In some case, very much so. High schools in Northeast Indiana tend to funnel the student body to local factory jobs.

Having to choose a career path upon high school graduation was a terrifying prospect. What is I chose wrong? What if I went to school and didn’t learn enough to get a job? What if I didn’t go at all?

For most of my classmates, college wasn’t a realistic option for them. They were lucky to have graduated high school. The moment they did, they were back on the farm with their parents. Their life was that of a farmer. They weren’t going to college because they had no need for it, at least in their parent’s eyes. Their parents didn’t need a college degree to plant crops and tend to livestock, why do they?

I look back at where I’ve worked and what I’ve done. And I think about my time in high school. None of what I do now was even on my radar then. What jobs will be commonplace in the next decade? What jobs will continue to disappear until they’ve nearly extinct?

Did your job exist 10 years ago?

When I was in high school, approaching graduation, there were only a few careers put before me. I had to choose what to study in college. I had to find something that would prepare me for the real world. And pay my bills.

I wanted to be a zookeeper when I was young. I loved the outdoors and animals. Then that morphed into working for National Geographic when my interests collided with my budding geekiness. I wanted to travel the world and document what I saw from the lens of a camera.

When I was in high school the Internet was going through a bubble and a bust. But even then, the jobs I knew existed were the age-old professions like doctor, lawyer, fireman, police officer, or military service. I had no idea what I wanted to do. Nor did I have any idea the world would change so much between then and when I entered the job market four years later.

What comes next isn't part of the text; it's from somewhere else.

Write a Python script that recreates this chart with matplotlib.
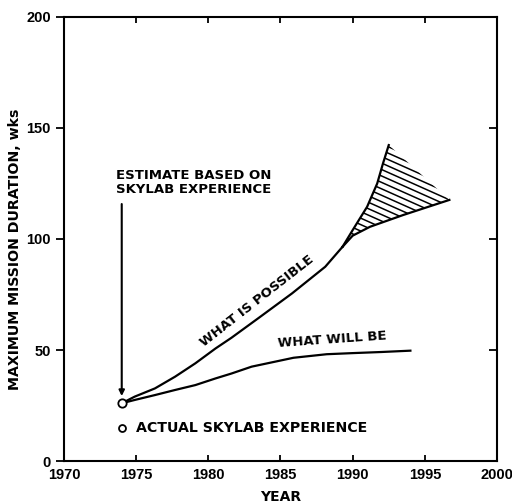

But now, there are jobs that simply weren’t around a decade ago. There were no software developers or graphic designers. No mobile developers or systems administrators. Computers filled rooms or tables. They didn’t fit into your pocket. People who understood these systems were only found in labs or universities. They weren’t inside every company and government agency.

There are thousands of jobs today my guidance counselor wouldn’t have even dreamed about in the year 2000. I graduated high school and entered the college world 13 years ago. ((I feel old.)) I went to college for four years to learn that I didn’t want to work in Advertising. I hold a B.S. In Mass Communications. But after four years I didn’t know what to do with that. I had no real world skills. I couldn’t get a job with it.

So as I was floundering and desperately hunting for something to pay the bills that wasn’t McDonalds when I graduated, I stumbled across a want ad for people to set up new computers. This was a job I could do. I called the number on the page and spoke to the woman on the line. She gave me an office number and a time to be there. And I was.

I don’t remember if there was much of an interview process. I think it was, “Hey, you’re got two strong arms and can read English. You’re hired!” Maybe there was more to it. But I got that job. And that led me down a completely different career path than I thought I was preparing myself for.

Since then I’ve worked in technical support and taught myself what I needed to know. I’ve learned enough to fix problems and have fun doing it.

My college degree hasn’t ever opened doors for me. But it made sure those doors were not closed prematurely. And being in the right place at the right time launched my current career path. And that’s something I never could have predicted.